An edge $e \notin T_a$ is an extension of tree $A$ if $T_a \cup \{ e \}$ also forms a tree.
Actually, I am trying to prove that collection of edge sets which induce trees is a connected sub matroid of a graphic matroid. I have proved remaining 3 properties of a connected sub matroid but struck at this one.
My thesis is: there exists an edge $e_{b}\in T_{b}$ which is also an extension in $A$. Thus I claim your statement is true, but the second point is not needed.
Som facts:
Let's assume that my thesis is false. This means there doesn't exist any edge from $T_{b}$ that is an extension of $A$. It means that Pauls neighbors from $B$ are in $A$. From that we get more Pauls (common vertices), all their neighbors (from $B$) are in $A$ also, because otherwise we would find the extension of $A$ (*). Because $B$ is connected, we get to the point, where one of the Pauls is adjacent to the second end of $e$. For the assumtion to be true, we get that both ends of $e$ are in $A$. And that can't be true for $e$ to be an extension.

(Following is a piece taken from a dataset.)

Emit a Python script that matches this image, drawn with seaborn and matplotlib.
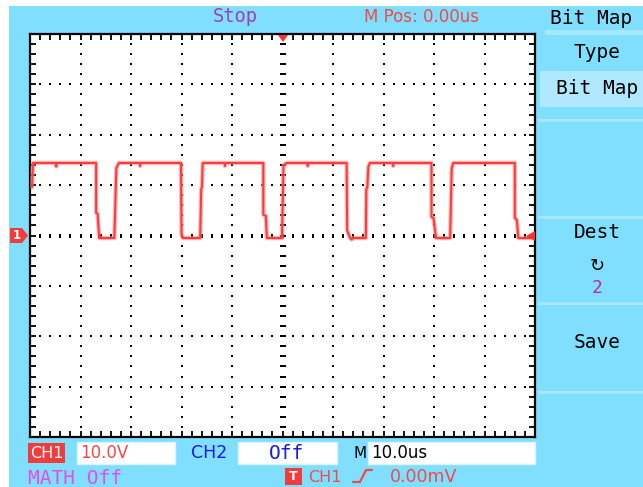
import numpy as np
import pandas as pd
import matplotlib
matplotlib.use("Agg")
import matplotlib.pyplot as plt
import seaborn as sns
from matplotlib.patches import Rectangle, Polygon
from matplotlib.ticker import MultipleLocator
from matplotlib.lines import Line2D

time_us = [-49.6, -49.4, -44.9, -44.8, -44.7, -36.9, -36.9, -36.6, -36.3,
           -33.3, -32.9, -32.4, -28.3, -28.2, -28.1, -20.1, -20.0, -19.7,
           -16.3, -16.1, -15.95, -15.8, -11.5, -11.4, -11.3, -3.8, -3.8, -3.3, -3.1,
           -0.1, 0.2, 0.8, 4.9, 5.0, 5.1, 12.7, 12.8, 13.4, 13.7, 13.9,
           16.5, 16.6, 16.8, 17.0, 17.3, 21.8, 21.9, 22.0, 29.5, 29.5, 29.9, 30.4,
           33.2, 33.5, 33.8, 46.0, 46.0, 46.4, 46.7, 50.0]
volts = [9.6, 14.4, 14.4, 13.7, 14.4, 14.4, 4.5, 4.3, -0.5,
         -0.5, 13.4, 14.4, 14.4, 13.8, 14.4, 14.4, 0.2, -0.5,
         -0.5, 9.2, 9.6, 14.4, 14.4, 13.8, 14.4, 14.4, 4.1, 3.9, -0.5,
         -0.5, 13.9, 14.4, 14.4, 13.8, 14.4, 14.4, 1.0, -0.5, -0.8, -0.5,
         -0.5, 9.2, 9.6, 13.6, 14.4, 14.4, 13.8, 14.4, 14.4, 3.7, 3.5, -0.5,
         -0.5, 13.2, 14.4, 14.4, 3.5, 3.1, -0.5, -0.5]

status_text = "Stop"
mpos_text = "M Pos: 0.00us"
menu_title = "Bit Map"
menu_labels = ["Type", "Bit Map", "Dest", "Save"]
dest_value = "2"
ch1_label = "CH1"
ch1_scale = "10.0V"
ch2_label = "CH2"
ch2_state = "Off"
timebase_label = "M"
timebase = "10.0us"
math_state = "MATH Off"
trig_src = "CH1"
trig_level = "0.00mV"

# ---------------- style ----------------
W, H = 643, 487
sns.set_style("white")
plt.rcParams['font.family'] = ['DejaVu Sans']
MONO = ['DejaVu Sans Mono']

CYAN = '#80dfff'
LIGHT = '#b0e9ff'
SEP = '#a6e6ff'
RED = '#f24848'
TRACE = '#ff3c3c'
BLUE = '#1a1ae6'
MAG = '#e64ee6'
PURP = '#a040b0'

fig = plt.figure(figsize=(W / 100, H / 100), dpi=100)
fig.patch.set_facecolor('white')

# background overlay in pixel coordinates
bg = fig.add_axes([0, 0, 1, 1], zorder=0)
bg.set_xlim(0, W)
bg.set_ylim(H, 0)
bg.axis('off')
bg.add_patch(Rectangle((9, 6), W - 9, H - 6, color=CYAN, lw=0))

# side panel
bg.add_patch(Rectangle((545, 30), W - 545, 5, color=SEP, lw=0))
bg.add_patch(Rectangle((540, 71), W - 540, 36, color=LIGHT, lw=0))
for yy in [120, 217, 303, 392]:
    bg.add_patch(Rectangle((538, yy - 1), W - 538, 2.5, color=SEP, lw=0))

fs_menu = 14
bg.text(591, 18, menu_title, fontsize=14, family=MONO, color='black', ha='center', va='center')
bg.text(597, 52, menu_labels[0], fontsize=fs_menu, family=MONO, color='black', ha='center', va='center')
bg.text(597, 89, menu_labels[1], fontsize=fs_menu, family=MONO, color='black', ha='center', va='center')
bg.text(597, 232, menu_labels[2], fontsize=fs_menu, family=MONO, color='black', ha='center', va='center')
bg.text(597, 266, "\u21bb", fontsize=13, color='black', ha='center', va='center')
bg.text(597, 288, dest_value, fontsize=13, family=MONO, color='#c03090', ha='center', va='center')
bg.text(597, 342, menu_labels[3], fontsize=fs_menu, family=MONO, color='black', ha='center', va='center')

# top status row
bg.text(235, 17, status_text, fontsize=13.5, family=MONO, color=PURP, ha='center', va='center')
bg.text(422, 17, mpos_text, fontsize=12, color=RED, ha='center', va='center')

# bottom row 1
bg.add_patch(Rectangle((28, 443), 37, 20, color='#f03c3c', lw=0))
bg.text(46.5, 453.5, ch1_label, fontsize=11.5, color='white', ha='center', va='center')
for (x0, x1) in [(77, 175), (238, 337), (368, 535)]:
    bg.add_patch(Rectangle((x0, 442), x1 - x0, 22, facecolor='white', edgecolor='#d8f4ff', lw=1))
bg.text(80, 453.5, ch1_scale, fontsize=12, color=RED, ha='left', va='center')
bg.text(209.5, 453.5, ch2_label, fontsize=12.5, color=BLUE, ha='center', va='center')
bg.text(286, 453.5, ch2_state, fontsize=14, family=MONO, color=BLUE, ha='center', va='center')
bg.text(360, 453.5, timebase_label, fontsize=11, color='black', ha='center', va='center')
bg.text(371, 453.5, timebase, fontsize=12, color='black', ha='left', va='center')

# bottom row 2
bg.text(28, 478, math_state, fontsize=14, family=MONO, color=MAG, ha='left', va='center')
bg.add_patch(Rectangle((285, 468), 17, 17, color='#f03c3c', lw=0))
bg.text(293.5, 476.5, "T", fontsize=9, color='white', ha='center', va='center', fontweight='bold')
bg.text(308, 477, trig_src, fontsize=11.5, color=RED, ha='left', va='center')
bg.add_line(Line2D([353, 360, 366, 372], [482, 482, 470, 470], color=RED, lw=1.6))
bg.text(390, 477, trig_level, fontsize=12.5, color=RED, ha='left', va='center')

# channel 1 ground marker
bg.add_patch(Polygon([(10, 228), (22, 228), (28, 235.5), (22, 243), (10, 243)],
                     closed=True, color='#f03c3c', lw=0))
bg.text(16.5, 235.5, "1", fontsize=8.5, color='white', ha='center', va='center', fontweight='bold')

# ---------------- main screen ----------------
L, T, R, B = 30, 34, 535, 437
ax = fig.add_axes([L / W, 1 - B / H, (R - L) / W, (B - T) / H], zorder=2)
ax.set_facecolor('white')
ax.set_xlim(-50, 50)
ax.set_ylim(-40, 40)

# dotted graticule
for gx in range(-40, 41, 10):
    if gx == 0:
        continue
    ys = np.arange(-38, 39, 2)
    ax.plot(np.full(len(ys), gx), ys, ls='none', marker='s', ms=1.5, mew=0, color='black', zorder=1)
for gy in range(-30, 31, 10):
    if gy == 0:
        continue
    xs = np.arange(-48, 49, 2)
    ax.plot(xs, np.full(len(xs), gy), ls='none', marker='s', ms=1.5, mew=0, color='black', zorder=1)
# centre cross with tick marks
xs = np.arange(-48, 49, 2)
ax.plot(xs, np.zeros(len(xs)), ls='none', marker='|', ms=3.5, mew=1.4, color='black', zorder=1)
ys = np.arange(-38, 39, 2)
ax.plot(np.zeros(len(ys)), ys, ls='none', marker='_', ms=4.5, mew=1.4, color='black', zorder=1)

# trace (soft halo + core)
df = pd.DataFrame({'t': time_us, 'v': volts})
sns.lineplot(data=df, x='t', y='v', ax=ax, sort=False, estimator=None,
             color='#ff8080', lw=3.2, alpha=0.55, zorder=4)
sns.lineplot(data=df, x='t', y='v', ax=ax, sort=False, estimator=None,
             color=TRACE, lw=1.5, zorder=5)
ax.set_xlim(-50, 50)
ax.set_ylim(-40, 40)
ax.set_xlabel('')
ax.set_ylabel('')

ax.xaxis.set_major_locator(MultipleLocator(2))
ax.yaxis.set_major_locator(MultipleLocator(2))
ax.tick_params(which='both', direction='in', length=4.5, width=1.3, color='black',
               top=True, right=True, bottom=True, left=True,
               labelbottom=False, labelleft=False)
for s in ax.spines.values():
    s.set_visible(True)
    s.set_color('black')
    s.set_linewidth(1.6)

# overlay markers (trigger position / level)
fg = fig.add_axes([0, 0, 1, 1], zorder=10)
fg.set_xlim(0, W)
fg.set_ylim(H, 0)
fg.axis('off')
fg.patch.set_alpha(0)
fg.add_patch(Polygon([(278, 35), (288, 35), (283, 42)], closed=True, color='#ff3030', lw=0))
fg.add_patch(Polygon([(526, 236), (535, 231), (535, 241)], closed=True, color='#ff3030', lw=0))

fig.savefig('out.png', dpi=100, facecolor=fig.get_facecolor())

(*) - there is one thing that could stop Pauls expansion in $B$. Its when we get to a common edge of $A$ and $B$, as the edge that is already in $T_{a}$ is not As extension. But the edges after it can be the extension, so we "jump". And actually there are edges to jump (edges that are not in $T_{a}$), because $e$ has exactly one vertex in $A$, so at least one edge has to be in $T_{b}$ and not in $T_{a}$.